#### PROBLEM TO WORK ON
Write out, word for word, every line from the first one through the line that holds "bar_sems = [0.00057, 0.00026]", and nothing else; skip the pictures.

Plotting code records
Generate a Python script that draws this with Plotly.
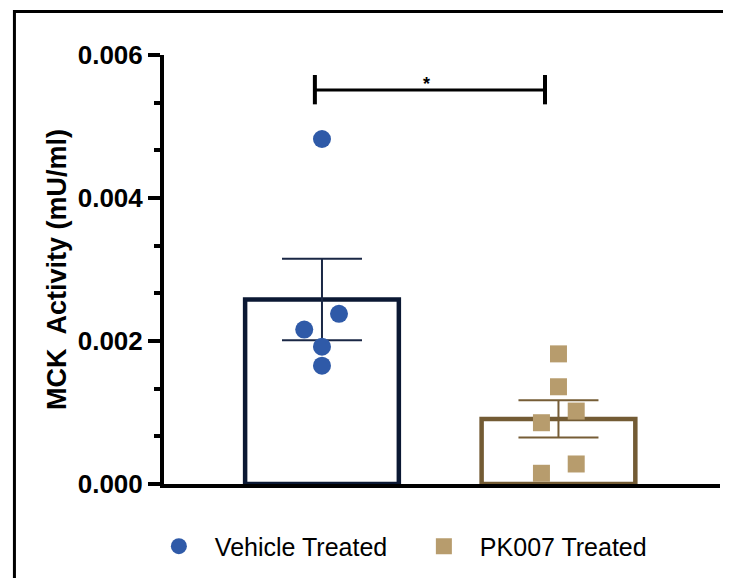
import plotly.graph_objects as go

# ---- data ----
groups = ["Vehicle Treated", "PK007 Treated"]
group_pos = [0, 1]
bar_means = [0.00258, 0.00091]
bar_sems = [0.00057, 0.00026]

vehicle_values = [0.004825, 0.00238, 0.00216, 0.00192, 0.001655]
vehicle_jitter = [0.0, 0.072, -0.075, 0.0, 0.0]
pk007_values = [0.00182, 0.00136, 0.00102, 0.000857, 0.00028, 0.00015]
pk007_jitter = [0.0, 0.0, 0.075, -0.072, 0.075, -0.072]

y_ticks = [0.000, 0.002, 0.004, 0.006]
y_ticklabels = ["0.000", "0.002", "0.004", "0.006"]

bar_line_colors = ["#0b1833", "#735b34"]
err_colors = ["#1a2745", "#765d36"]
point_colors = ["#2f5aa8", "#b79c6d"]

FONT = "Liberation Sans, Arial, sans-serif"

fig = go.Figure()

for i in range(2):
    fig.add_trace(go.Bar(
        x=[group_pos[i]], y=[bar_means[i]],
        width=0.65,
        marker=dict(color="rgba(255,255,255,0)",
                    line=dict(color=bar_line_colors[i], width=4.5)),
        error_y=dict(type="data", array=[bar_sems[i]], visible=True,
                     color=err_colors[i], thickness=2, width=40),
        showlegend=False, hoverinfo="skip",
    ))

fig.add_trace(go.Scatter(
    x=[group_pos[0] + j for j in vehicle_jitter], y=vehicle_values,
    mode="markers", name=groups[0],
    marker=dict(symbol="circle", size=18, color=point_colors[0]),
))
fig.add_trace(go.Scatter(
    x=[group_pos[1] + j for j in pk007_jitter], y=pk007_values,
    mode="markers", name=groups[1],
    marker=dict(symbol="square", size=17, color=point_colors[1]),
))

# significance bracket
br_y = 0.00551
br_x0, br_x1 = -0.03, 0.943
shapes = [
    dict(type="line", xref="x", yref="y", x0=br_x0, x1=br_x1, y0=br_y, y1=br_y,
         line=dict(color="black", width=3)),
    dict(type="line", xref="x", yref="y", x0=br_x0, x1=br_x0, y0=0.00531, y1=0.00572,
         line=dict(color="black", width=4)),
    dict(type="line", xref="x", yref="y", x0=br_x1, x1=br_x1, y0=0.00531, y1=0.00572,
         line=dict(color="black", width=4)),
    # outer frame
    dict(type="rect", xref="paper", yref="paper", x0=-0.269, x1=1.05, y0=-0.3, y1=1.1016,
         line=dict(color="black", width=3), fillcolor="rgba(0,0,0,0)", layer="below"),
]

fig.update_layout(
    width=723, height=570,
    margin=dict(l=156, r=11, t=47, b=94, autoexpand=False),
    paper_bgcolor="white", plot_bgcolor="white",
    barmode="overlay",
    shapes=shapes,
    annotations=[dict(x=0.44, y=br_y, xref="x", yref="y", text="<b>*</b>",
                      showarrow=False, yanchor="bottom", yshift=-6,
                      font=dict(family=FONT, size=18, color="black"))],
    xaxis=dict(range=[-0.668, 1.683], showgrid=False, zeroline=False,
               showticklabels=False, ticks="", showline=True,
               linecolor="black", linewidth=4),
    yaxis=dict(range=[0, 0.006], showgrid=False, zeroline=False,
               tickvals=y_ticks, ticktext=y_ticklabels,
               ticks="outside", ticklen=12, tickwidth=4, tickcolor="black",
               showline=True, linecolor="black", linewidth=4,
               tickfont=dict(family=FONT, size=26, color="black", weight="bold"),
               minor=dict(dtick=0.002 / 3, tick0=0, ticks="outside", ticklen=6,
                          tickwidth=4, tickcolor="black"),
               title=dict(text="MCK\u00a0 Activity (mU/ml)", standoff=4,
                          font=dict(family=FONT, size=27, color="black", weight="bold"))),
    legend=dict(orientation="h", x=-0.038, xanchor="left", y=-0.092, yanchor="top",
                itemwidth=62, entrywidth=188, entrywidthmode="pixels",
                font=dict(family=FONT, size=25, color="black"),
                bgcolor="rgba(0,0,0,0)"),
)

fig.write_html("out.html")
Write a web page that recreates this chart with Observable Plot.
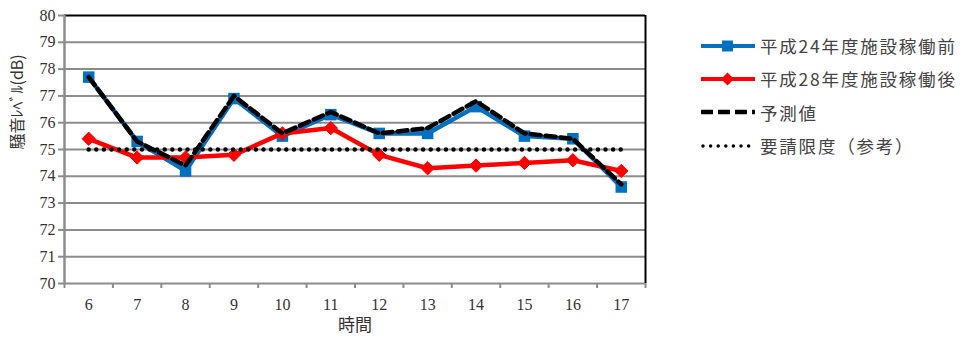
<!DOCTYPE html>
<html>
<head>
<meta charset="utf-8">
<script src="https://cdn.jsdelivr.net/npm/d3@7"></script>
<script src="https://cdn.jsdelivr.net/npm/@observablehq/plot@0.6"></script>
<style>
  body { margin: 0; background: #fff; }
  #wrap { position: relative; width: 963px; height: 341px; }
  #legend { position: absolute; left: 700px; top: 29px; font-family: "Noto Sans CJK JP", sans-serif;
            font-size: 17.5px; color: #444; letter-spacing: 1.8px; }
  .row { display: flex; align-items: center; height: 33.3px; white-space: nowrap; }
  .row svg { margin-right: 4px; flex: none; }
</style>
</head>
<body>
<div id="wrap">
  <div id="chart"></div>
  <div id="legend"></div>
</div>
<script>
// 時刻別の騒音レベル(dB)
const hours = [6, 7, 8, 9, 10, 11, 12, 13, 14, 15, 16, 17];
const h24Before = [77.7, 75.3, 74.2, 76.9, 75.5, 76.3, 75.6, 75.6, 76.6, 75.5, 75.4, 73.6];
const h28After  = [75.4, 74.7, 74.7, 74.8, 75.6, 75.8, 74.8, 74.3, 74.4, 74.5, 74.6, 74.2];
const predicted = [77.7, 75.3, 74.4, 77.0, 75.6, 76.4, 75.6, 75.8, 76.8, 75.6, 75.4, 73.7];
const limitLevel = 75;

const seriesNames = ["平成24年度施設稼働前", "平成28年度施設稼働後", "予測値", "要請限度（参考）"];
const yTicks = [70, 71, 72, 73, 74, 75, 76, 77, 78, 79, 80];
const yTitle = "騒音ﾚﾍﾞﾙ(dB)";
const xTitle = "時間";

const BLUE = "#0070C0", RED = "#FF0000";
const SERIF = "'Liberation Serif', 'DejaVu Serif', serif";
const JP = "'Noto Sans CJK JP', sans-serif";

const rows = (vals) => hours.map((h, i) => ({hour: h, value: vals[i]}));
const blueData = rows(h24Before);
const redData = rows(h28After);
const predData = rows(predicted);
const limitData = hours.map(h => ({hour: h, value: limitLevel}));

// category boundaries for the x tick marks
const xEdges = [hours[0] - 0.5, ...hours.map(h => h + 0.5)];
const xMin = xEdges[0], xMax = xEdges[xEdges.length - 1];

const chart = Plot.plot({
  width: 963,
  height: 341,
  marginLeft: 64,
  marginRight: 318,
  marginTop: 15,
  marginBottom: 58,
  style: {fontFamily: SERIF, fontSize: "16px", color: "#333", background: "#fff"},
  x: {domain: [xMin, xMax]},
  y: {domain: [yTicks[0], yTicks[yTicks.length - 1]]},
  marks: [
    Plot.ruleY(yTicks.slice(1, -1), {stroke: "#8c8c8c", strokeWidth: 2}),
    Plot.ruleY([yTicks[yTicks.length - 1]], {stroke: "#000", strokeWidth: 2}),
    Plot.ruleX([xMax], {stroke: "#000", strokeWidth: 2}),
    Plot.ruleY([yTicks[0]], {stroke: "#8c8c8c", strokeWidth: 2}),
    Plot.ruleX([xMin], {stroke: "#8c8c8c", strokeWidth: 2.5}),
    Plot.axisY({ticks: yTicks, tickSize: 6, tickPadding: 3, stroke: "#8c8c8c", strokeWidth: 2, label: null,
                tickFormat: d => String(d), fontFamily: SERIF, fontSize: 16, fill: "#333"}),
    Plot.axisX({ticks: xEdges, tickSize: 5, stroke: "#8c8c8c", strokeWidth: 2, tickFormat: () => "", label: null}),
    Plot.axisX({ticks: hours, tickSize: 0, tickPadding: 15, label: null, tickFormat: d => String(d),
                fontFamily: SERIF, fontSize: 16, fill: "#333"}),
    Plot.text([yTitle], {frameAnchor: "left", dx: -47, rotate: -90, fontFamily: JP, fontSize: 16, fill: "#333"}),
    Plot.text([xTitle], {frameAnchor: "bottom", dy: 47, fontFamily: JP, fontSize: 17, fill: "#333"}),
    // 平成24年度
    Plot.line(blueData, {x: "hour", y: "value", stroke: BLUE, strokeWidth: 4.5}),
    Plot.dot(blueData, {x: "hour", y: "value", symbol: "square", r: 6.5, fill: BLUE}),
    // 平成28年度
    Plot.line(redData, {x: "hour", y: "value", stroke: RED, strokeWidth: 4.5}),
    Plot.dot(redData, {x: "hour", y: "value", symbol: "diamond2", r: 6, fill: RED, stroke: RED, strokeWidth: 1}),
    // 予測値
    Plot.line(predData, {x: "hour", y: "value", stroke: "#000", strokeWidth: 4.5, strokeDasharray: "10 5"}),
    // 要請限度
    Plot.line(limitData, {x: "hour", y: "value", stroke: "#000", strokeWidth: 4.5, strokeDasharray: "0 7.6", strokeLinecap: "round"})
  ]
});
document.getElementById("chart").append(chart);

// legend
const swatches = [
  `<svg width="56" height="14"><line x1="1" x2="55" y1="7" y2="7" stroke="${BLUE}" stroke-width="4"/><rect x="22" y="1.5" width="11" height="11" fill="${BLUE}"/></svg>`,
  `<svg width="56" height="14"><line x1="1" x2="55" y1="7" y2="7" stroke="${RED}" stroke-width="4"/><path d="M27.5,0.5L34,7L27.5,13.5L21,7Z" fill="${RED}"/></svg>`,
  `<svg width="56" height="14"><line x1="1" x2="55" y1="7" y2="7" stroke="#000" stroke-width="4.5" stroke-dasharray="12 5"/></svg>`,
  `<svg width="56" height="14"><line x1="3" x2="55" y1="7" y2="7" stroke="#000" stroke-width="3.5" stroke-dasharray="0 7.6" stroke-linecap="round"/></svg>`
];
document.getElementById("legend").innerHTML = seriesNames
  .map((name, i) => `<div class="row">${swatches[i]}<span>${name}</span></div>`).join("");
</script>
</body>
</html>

#### RESULT BELOW
Generate a Python script that draws this with Plotly.
import plotly.graph_objects as go

# ---- data ----
groups = ["Vehicle Treated", "PK007 Treated"]
group_pos = [0, 1]
bar_means = [0.00258, 0.00091]
bar_sems = [0.00057, 0.00026]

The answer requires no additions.